→ **Your objective**:
For this exercise, repeat all of the material verbatim apart from its images.

→ **Data segment**:
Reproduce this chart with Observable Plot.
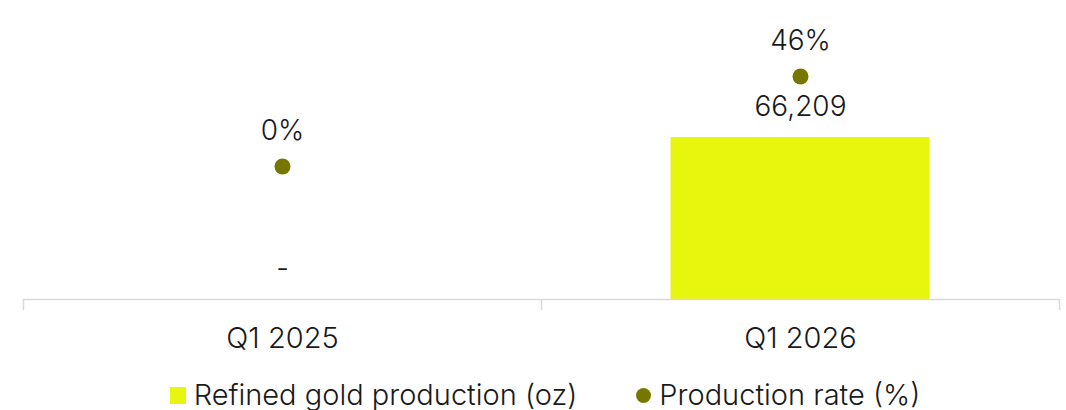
<!DOCTYPE html>
<html>
<head>
<meta charset="utf-8">
<script src="https://cdn.jsdelivr.net/npm/d3@7"></script>
<script src="https://cdn.jsdelivr.net/npm/@observablehq/plot@0.6"></script>
<style>
  html, body { margin: 0; padding: 0; background: #fff; }
  body { width: 1066px; height: 410px; overflow: hidden; font-family: Inter, "Noto Sans", sans-serif; font-weight: 300; }
  #wrap { position: relative; width: 1066px; height: 360px; }
  #wrap svg { position: absolute; left: 0; top: 0; }
  #legend { display: flex; justify-content: center; align-items: center; gap: 59px; font-size: 29px; font-weight: 300; color: #1a1a1a; margin-top: 20px; line-height: 30px; padding-left: 24px; }
  .item { display: flex; align-items: center; gap: 8px; }
  .sw { width: 16px; height: 17px; background: #E8F50C; }
  .dt { width: 15px; height: 15px; border-radius: 50%; background: #777700; }
</style>
</head>
<body>
<div id="wrap"></div>
<div id="legend">
  <div class="item"><span class="sw"></span><span>Refined gold production (oz)</span></div>
  <div class="item"><span class="dt"></span><span>Production rate (%)</span></div>
</div>
<script>
const categories = ["Q1 2025", "Q1 2026"];
const production = [0, 66209];
const productionLabels = ["-", "66,209"];
const rate = [0, 46];
const rateLabels = ["0%", "46%"];

const data = categories.map((c, i) => ({
  cat: c, i, prod: production[i], prodLabel: productionLabels[i], rate: rate[i], rateLabel: rateLabels[i]
}));

const W = 1066, H = 360;
const common = {
  width: W, height: H,
  marginLeft: 23, marginRight: 7, marginTop: 0, marginBottom: 61,
  style: { fontFamily: "Inter, 'Noto Sans', sans-serif", fontSize: "28px", fontWeight: 300, color: "#1a1a1a", background: "transparent", overflow: "visible" },
  x: { type: "linear", domain: [0, categories.length], axis: null }
};

const barPlot = Plot.plot({
  ...common,
  y: { domain: [0, 122200], axis: null },
  marks: [
    Plot.rectY(data, { x1: d => d.i, x2: d => d.i + 1, y: "prod", insetLeft: 129.5, insetRight: 129.5, fill: "#E8F50C" }),
    Plot.ruleY([0], { stroke: "#d9d9d9", strokeWidth: 1.5 }),
    Plot.axisX({ ticks: d3.range(categories.length + 1), tickFormat: () => "", tickSize: 11, stroke: "#d9d9d9", strokeWidth: 1.5 }),
    Plot.text(data, { x: d => d.i + 0.5, y: "prod", text: "prodLabel", dy: -30, fontSize: 28, fontWeight: 300, fill: "#1a1a1a" }),
    Plot.text(data, { x: d => d.i + 0.5, y: 0, text: "cat", dy: 39, fontSize: 29, fontWeight: 300, fill: "#1a1a1a" })
  ]
});

const dotPlot = Plot.plot({
  ...common,
  y: { domain: [-67.98, 84.84], axis: null },
  marks: [
    Plot.dot(data, { x: d => d.i + 0.5, y: "rate", r: 8, fill: "#777700" }),
    Plot.text(data, { x: d => d.i + 0.5, y: "rate", text: "rateLabel", dy: -35, fontSize: 28, fontWeight: 300, fill: "#1a1a1a" })
  ]
});

const wrap = document.getElementById("wrap");
wrap.appendChild(barPlot);
wrap.appendChild(dotPlot);
</script>
</body>
</html>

→ **Exercise response**:
Reproduce this chart with Observable Plot.
<!DOCTYPE html>
<html>
<head>
<meta charset="utf-8">
<script src="https://cdn.jsdelivr.net/npm/d3@7"></script>
<script src="https://cdn.jsdelivr.net/npm/@observablehq/plot@0.6"></script>
<style>
  html, body { margin: 0; padding: 0; background: #fff; }
  body { width: 1066px; height: 410px; overflow: hidden; font-family: Inter, "Noto Sans", sans-serif; font-weight: 300; }
  #wrap { position: relative; width: 1066px; height: 360px; }
  #wrap svg { position: absolute; left: 0; top: 0; }
  #legend { display: flex; justify-content: center; align-items: center; gap: 59px; font-size: 29px; font-weight: 300; color: #1a1a1a; margin-top: 20px; line-height: 30px; padding-left: 24px; }
  .item { display: flex; align-items: center; gap: 8px; }
  .sw { width: 16px; height: 17px; background: #E8F50C; }
  .dt { width: 15px; height: 15px; border-radius: 50%; background: #777700; }
</style>
</head>
<body>
<div id="wrap"></div>
<div id="legend">
  <div class="item"><span class="sw"></span><span>Refined gold production (oz)</span></div>
  <div class="item"><span class="dt"></span><span>Production rate (%)</span></div>
</div>
<script>
const categories = ["Q1 2025", "Q1 2026"];
const production = [0, 66209];
const productionLabels = ["-", "66,209"];
const rate = [0, 46];
const rateLabels = ["0%", "46%"];

const data = categories.map((c, i) => ({
  cat: c, i, prod: production[i], prodLabel: productionLabels[i], rate: rate[i], rateLabel: rateLabels[i]
}));

const W = 1066, H = 360;
const common = {
  width: W, height: H,
  marginLeft: 23, marginRight: 7, marginTop: 0, marginBottom: 61,
  style: { fontFamily: "Inter, 'Noto Sans', sans-serif", fontSize: "28px", fontWeight: 300, color: "#1a1a1a", background: "transparent", overflow: "visible" },
  x: { type: "linear", domain: [0, categories.length], axis: null }
};

const barPlot = Plot.plot({
  ...common,
  y: { domain: [0, 122200], axis: null },
  marks: [
    Plot.rectY(data, { x1: d => d.i, x2: d => d.i + 1, y: "prod", insetLeft: 129.5, insetRight: 129.5, fill: "#E8F50C" }),
    Plot.ruleY([0], { stroke: "#d9d9d9", strokeWidth: 1.5 }),
    Plot.axisX({ ticks: d3.range(categories.length + 1), tickFormat: () => "", tickSize: 11, stroke: "#d9d9d9", strokeWidth: 1.5 }),
    Plot.text(data, { x: d => d.i + 0.5, y: "prod", text: "prodLabel", dy: -30, fontSize: 28, fontWeight: 300, fill: "#1a1a1a" }),
    Plot.text(data, { x: d => d.i + 0.5, y: 0, text: "cat", dy: 39, fontSize: 29, fontWeight: 300, fill: "#1a1a1a" })
  ]
});

const dotPlot = Plot.plot({
  ...common,
  y: { domain: [-67.98, 84.84], axis: null },
  marks: [
    Plot.dot(data, { x: d => d.i + 0.5, y: "rate", r: 8, fill: "#777700" }),
    Plot.text(data, { x: d => d.i + 0.5, y: "rate", text: "rateLabel", dy: -35, fontSize: 28, fontWeight: 300, fill: "#1a1a1a" })
  ]
});

const wrap = document.getElementById("wrap");
wrap.appendChild(barPlot);
wrap.appendChild(dotPlot);
</script>
</body>
</html>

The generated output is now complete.